**WORK TO DO**:
The material below should be written out in full and exactly; pictures stay out of the copy.

======== DATA FOR THIS EXERCISE

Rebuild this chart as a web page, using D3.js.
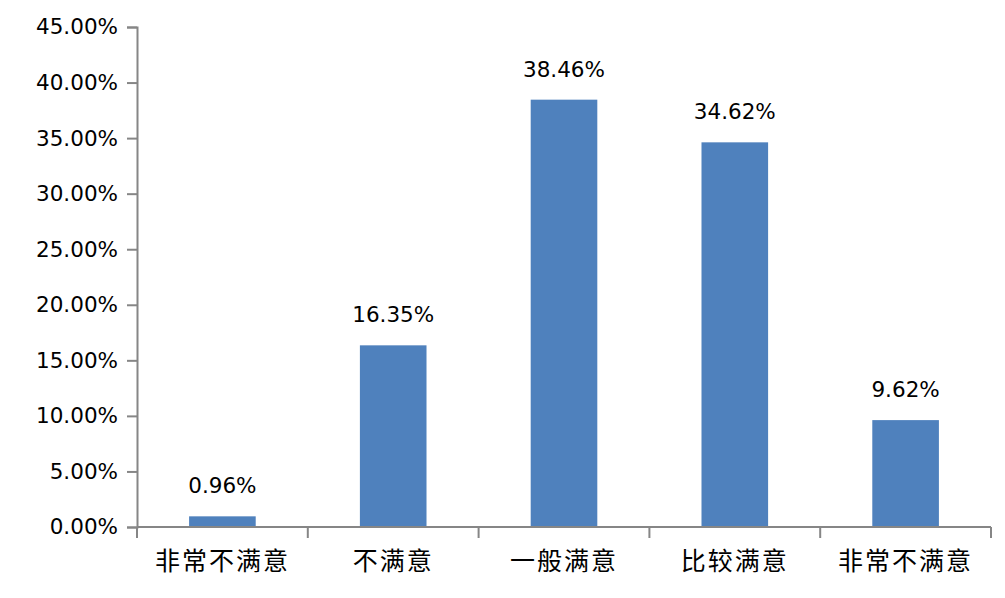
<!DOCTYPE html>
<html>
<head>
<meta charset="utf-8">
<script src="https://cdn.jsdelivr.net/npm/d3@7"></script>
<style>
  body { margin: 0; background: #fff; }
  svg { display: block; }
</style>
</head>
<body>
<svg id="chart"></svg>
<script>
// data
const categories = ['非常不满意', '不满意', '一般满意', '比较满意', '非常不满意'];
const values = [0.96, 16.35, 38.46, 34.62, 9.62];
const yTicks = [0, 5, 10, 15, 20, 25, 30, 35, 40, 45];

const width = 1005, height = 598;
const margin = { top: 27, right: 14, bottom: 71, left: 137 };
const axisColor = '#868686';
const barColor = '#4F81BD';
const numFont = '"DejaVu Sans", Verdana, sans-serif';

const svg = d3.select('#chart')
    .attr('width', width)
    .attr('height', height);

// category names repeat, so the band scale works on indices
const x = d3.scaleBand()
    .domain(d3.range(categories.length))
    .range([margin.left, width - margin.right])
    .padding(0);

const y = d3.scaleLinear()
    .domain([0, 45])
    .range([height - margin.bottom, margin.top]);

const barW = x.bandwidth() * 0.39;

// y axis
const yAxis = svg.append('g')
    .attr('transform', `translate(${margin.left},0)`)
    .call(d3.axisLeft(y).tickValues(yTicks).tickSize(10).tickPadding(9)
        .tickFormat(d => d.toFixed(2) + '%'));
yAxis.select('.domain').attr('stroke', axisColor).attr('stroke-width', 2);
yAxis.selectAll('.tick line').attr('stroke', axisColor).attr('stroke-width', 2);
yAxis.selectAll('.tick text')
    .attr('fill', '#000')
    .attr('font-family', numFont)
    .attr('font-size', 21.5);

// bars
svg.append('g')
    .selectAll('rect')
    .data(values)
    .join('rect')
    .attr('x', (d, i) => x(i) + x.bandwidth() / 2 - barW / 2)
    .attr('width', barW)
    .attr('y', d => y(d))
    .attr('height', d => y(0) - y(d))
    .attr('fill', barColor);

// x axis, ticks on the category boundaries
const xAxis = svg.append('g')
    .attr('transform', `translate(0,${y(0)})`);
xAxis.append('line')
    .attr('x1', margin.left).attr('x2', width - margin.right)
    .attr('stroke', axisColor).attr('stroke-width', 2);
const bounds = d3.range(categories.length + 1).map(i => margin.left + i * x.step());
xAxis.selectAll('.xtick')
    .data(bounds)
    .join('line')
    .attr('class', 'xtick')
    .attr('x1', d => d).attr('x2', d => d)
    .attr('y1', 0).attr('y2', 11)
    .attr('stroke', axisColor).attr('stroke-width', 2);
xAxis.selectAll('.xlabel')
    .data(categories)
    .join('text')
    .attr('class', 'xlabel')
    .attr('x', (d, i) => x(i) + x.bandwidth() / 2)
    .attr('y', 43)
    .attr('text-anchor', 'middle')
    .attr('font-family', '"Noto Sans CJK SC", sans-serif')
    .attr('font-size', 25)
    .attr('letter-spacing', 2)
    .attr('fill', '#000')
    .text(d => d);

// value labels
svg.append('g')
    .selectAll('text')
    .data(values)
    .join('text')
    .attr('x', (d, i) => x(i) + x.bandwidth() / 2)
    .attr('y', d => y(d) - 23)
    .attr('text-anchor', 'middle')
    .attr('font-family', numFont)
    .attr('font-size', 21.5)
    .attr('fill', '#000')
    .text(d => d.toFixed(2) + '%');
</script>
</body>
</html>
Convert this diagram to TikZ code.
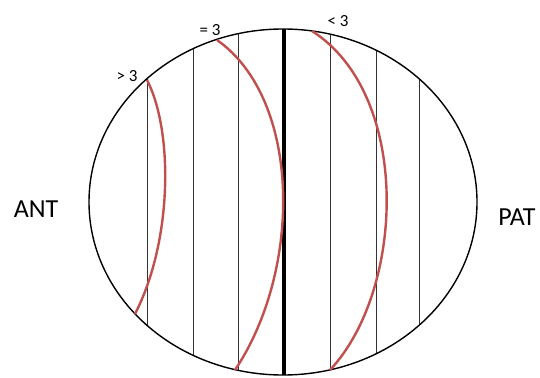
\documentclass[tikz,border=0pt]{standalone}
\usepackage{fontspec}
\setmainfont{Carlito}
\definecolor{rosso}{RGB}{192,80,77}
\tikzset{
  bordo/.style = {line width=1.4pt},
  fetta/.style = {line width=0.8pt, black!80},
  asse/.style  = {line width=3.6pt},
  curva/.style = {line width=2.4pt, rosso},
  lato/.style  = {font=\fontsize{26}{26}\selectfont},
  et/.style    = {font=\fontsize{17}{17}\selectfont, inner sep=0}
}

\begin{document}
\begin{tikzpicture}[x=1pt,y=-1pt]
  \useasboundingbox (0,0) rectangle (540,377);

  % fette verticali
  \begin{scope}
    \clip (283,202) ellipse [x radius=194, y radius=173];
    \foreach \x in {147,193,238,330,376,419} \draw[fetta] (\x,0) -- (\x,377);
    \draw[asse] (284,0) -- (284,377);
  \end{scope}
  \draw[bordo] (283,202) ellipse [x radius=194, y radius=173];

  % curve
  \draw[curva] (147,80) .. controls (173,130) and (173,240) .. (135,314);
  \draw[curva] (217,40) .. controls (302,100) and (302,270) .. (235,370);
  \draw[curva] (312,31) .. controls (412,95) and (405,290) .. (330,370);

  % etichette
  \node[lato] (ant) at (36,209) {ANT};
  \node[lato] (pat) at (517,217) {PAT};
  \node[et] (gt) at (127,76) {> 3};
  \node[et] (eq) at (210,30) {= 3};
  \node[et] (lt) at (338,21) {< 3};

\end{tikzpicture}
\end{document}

================

**SOLUTION TO THE EXERCISE**:
Rebuild this chart as a web page, using D3.js.
<!DOCTYPE html>
<html>
<head>
<meta charset="utf-8">
<script src="https://cdn.jsdelivr.net/npm/d3@7"></script>
<style>
  body { margin: 0; background: #fff; }
  svg { display: block; }
</style>
</head>
<body>
<svg id="chart"></svg>
<script>
// data
const categories = ['非常不满意', '不满意', '一般满意', '比较满意', '非常不满意'];
const values = [0.96, 16.35, 38.46, 34.62, 9.62];
const yTicks = [0, 5, 10, 15, 20, 25, 30, 35, 40, 45];

const width = 1005, height = 598;
const margin = { top: 27, right: 14, bottom: 71, left: 137 };
const axisColor = '#868686';
const barColor = '#4F81BD';
const numFont = '"DejaVu Sans", Verdana, sans-serif';

const svg = d3.select('#chart')
    .attr('width', width)
    .attr('height', height);

// category names repeat, so the band scale works on indices
const x = d3.scaleBand()
    .domain(d3.range(categories.length))
    .range([margin.left, width - margin.right])
    .padding(0);

const y = d3.scaleLinear()
    .domain([0, 45])
    .range([height - margin.bottom, margin.top]);

const barW = x.bandwidth() * 0.39;

// y axis
const yAxis = svg.append('g')
    .attr('transform', `translate(${margin.left},0)`)
    .call(d3.axisLeft(y).tickValues(yTicks).tickSize(10).tickPadding(9)
        .tickFormat(d => d.toFixed(2) + '%'));
yAxis.select('.domain').attr('stroke', axisColor).attr('stroke-width', 2);
yAxis.selectAll('.tick line').attr('stroke', axisColor).attr('stroke-width', 2);
yAxis.selectAll('.tick text')
    .attr('fill', '#000')
    .attr('font-family', numFont)
    .attr('font-size', 21.5);

// bars
svg.append('g')
    .selectAll('rect')
    .data(values)
    .join('rect')
    .attr('x', (d, i) => x(i) + x.bandwidth() / 2 - barW / 2)
    .attr('width', barW)
    .attr('y', d => y(d))
    .attr('height', d => y(0) - y(d))
    .attr('fill', barColor);

// x axis, ticks on the category boundaries
const xAxis = svg.append('g')
    .attr('transform', `translate(0,${y(0)})`);
xAxis.append('line')
    .attr('x1', margin.left).attr('x2', width - margin.right)
    .attr('stroke', axisColor).attr('stroke-width', 2);
const bounds = d3.range(categories.length + 1).map(i => margin.left + i * x.step());
xAxis.selectAll('.xtick')
    .data(bounds)
    .join('line')
    .attr('class', 'xtick')
    .attr('x1', d => d).attr('x2', d => d)
    .attr('y1', 0).attr('y2', 11)
    .attr('stroke', axisColor).attr('stroke-width', 2);
xAxis.selectAll('.xlabel')
    .data(categories)
    .join('text')
    .attr('class', 'xlabel')
    .attr('x', (d, i) => x(i) + x.bandwidth() / 2)
    .attr('y', 43)
    .attr('text-anchor', 'middle')
    .attr('font-family', '"Noto Sans CJK SC", sans-serif')
    .attr('font-size', 25)
    .attr('letter-spacing', 2)
    .attr('fill', '#000')
    .text(d => d);

// value labels
svg.append('g')
    .selectAll('text')
    .data(values)
    .join('text')
    .attr('x', (d, i) => x(i) + x.bandwidth() / 2)
    .attr('y', d => y(d) - 23)
    .attr('text-anchor', 'middle')
    .attr('font-family', numFont)
    .attr('font-size', 21.5)
    .attr('fill', '#000')
    .text(d => d.toFixed(2) + '%');
</script>
</body>
</html>
Convert this diagram to TikZ code.
\documentclass[tikz,border=0pt]{standalone}
\usepackage{fontspec}
\setmainfont{Carlito}
\definecolor{rosso}{RGB}{192,80,77}
\tikzset{
  bordo/.style = {line width=1.4pt},
  fetta/.style = {line width=0.8pt, black!80},
  asse/.style  = {line width=3.6pt},
  curva/.style = {line width=2.4pt, rosso},
  lato/.style  = {font=\fontsize{26}{26}\selectfont},
  et/.style    = {font=\fontsize{17}{17}\selectfont, inner sep=0}
}

\begin{document}
\begin{tikzpicture}[x=1pt,y=-1pt]
  \useasboundingbox (0,0) rectangle (540,377);

  % fette verticali
  \begin{scope}
    \clip (283,202) ellipse [x radius=194, y radius=173];
    \foreach \x in {147,193,238,330,376,419} \draw[fetta] (\x,0) -- (\x,377);
    \draw[asse] (284,0) -- (284,377);
  \end{scope}
  \draw[bordo] (283,202) ellipse [x radius=194, y radius=173];

  % curve
  \draw[curva] (147,80) .. controls (173,130) and (173,240) .. (135,314);
  \draw[curva] (217,40) .. controls (302,100) and (302,270) .. (235,370);
  \draw[curva] (312,31) .. controls (412,95) and (405,290) .. (330,370);

  % etichette
  \node[lato] (ant) at (36,209) {ANT};
  \node[lato] (pat) at (517,217) {PAT};
  \node[et] (gt) at (127,76) {> 3};
  \node[et] (eq) at (210,30) {= 3};
  \node[et] (lt) at (338,21) {< 3};

\end{tikzpicture}
\end{document}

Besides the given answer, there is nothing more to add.